Early Americans Relied Primarily on Megafauna Across the Americas, Study Finds
Analysis of 50 archaeological sites shows that the first Native American groups obtained most of their calories from large herbivores such as mammoths and ground sloths, supporting a model of dietary specialization rather than generalist foraging.
A study of 50 sites spanning Alaska to South America indicates that the continent's earliest inhabitants derived the majority of their food from large herbivores. Researchers examined animal bones from campsites associated with Eastern Beringians, Clovis people and Fishtail Projectile Point groups, finding that 83% to 88% of the edible biomass came from megaherbivores such as mammoths, gomphotheres and giant ground sloths.
The team, led by University of Alaska Fairbanks anthropology professor Ben Potter and McMaster University researcher James Chatters, compared the archaeological record with estimates of natural animal abundance. Even when models were adjusted to inflate the presence of small animals, megaherbivores remained the dominant source of food.
"One of two competing ideas is dietary generalization: exploiting a wide variety of resources that would differ based on region," Potter said.
"The test of dietary specialization isn't just how many of a given animal you find at an ancient campsite. It's what the record looks like relative to natural abundance. If early people were dietary generalists, you'd expect to find the most common animals would be more common in peoples' campsites," he added.
"Animals like mammoths and ground sloths, which were actually quite rare in the landscape, completely dominate the archaeological record.
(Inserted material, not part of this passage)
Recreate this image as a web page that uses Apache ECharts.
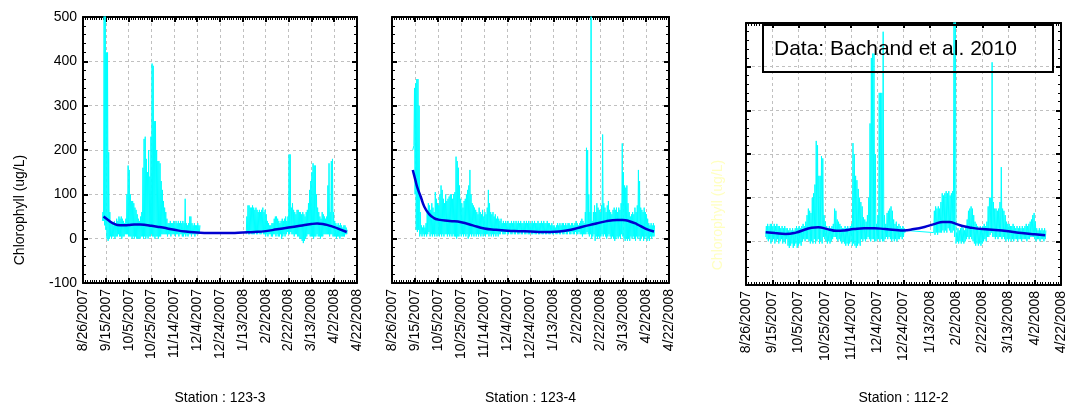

Rabbits and mice, which would have been everywhere, barely register," Potter explained.
The prevalence of large-game hunting is reflected in the similarity of stone tools across widely separated regions, with fluted projectile points and butchering implements common, while fishing gear and plant-processing tools are largely absent. Co-author Mat Wooller noted that megafauna such as mammoths occupied extensive ranges, allowing specialist hunters to expand rapidly without needing to adapt to local small-game ecosystems.
The research also links the timing of megafauna extinctions to human arrival, showing a southward wave of disappearance that mirrors the spread of people. Mammoths and horses vanished in Alaska around 13,300 years ago, North American megafauna were gone by 12,800 years ago, and South American species persisted until about 11,600 years ago. The authors suggest that slow-reproducing, predator-free megaherbivores were especially vulnerable to sustained hunting pressure, compounded by climate-driven habitat loss.